* _Short problem_
Copy exactly the lines from the start of the material through the line with "import plotly.graph_objects as go". Pictures stay out of the copy.

* _Source excerpt_

==========

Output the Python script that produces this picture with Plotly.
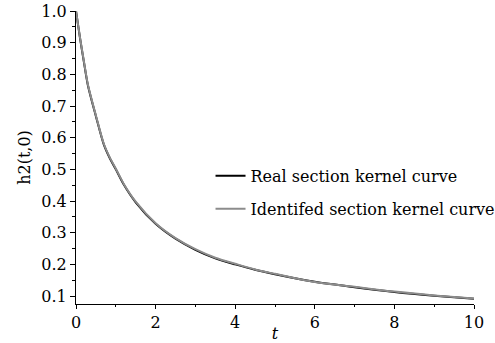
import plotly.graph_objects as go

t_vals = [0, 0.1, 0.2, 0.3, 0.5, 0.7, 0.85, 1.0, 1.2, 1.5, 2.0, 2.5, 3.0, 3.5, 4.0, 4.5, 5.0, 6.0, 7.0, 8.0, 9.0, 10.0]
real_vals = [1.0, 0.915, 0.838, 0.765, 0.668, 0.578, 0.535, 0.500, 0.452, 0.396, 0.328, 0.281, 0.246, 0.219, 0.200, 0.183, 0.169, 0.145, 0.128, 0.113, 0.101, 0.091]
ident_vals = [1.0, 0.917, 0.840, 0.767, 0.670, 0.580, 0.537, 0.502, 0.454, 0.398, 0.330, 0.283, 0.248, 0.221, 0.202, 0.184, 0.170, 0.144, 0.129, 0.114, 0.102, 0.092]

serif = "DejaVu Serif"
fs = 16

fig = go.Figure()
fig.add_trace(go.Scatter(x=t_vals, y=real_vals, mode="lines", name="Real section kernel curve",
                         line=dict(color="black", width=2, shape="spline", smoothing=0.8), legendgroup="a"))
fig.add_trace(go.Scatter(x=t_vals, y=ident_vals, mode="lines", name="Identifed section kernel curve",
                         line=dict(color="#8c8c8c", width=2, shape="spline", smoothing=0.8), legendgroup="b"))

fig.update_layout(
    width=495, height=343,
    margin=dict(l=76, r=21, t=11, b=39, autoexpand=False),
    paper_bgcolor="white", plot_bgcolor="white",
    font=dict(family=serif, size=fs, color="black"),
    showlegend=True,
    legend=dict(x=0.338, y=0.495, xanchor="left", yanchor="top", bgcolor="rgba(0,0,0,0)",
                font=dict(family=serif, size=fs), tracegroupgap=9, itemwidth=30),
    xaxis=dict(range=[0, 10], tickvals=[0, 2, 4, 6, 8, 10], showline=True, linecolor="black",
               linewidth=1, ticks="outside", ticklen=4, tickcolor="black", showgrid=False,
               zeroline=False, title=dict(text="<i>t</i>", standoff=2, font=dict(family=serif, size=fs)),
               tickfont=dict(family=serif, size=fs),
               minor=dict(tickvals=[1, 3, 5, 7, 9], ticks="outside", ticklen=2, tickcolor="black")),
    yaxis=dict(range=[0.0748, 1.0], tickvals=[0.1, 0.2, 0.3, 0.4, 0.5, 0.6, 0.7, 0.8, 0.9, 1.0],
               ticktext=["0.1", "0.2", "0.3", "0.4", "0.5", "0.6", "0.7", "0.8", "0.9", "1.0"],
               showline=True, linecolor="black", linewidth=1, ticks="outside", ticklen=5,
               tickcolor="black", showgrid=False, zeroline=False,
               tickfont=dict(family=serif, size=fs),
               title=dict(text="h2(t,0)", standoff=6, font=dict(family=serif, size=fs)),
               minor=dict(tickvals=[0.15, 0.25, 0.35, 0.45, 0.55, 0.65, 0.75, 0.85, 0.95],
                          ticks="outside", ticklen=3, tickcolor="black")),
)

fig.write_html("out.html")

==========

* _Written answer_
Output the Python script that produces this picture with Plotly.
import plotly.graph_objects as go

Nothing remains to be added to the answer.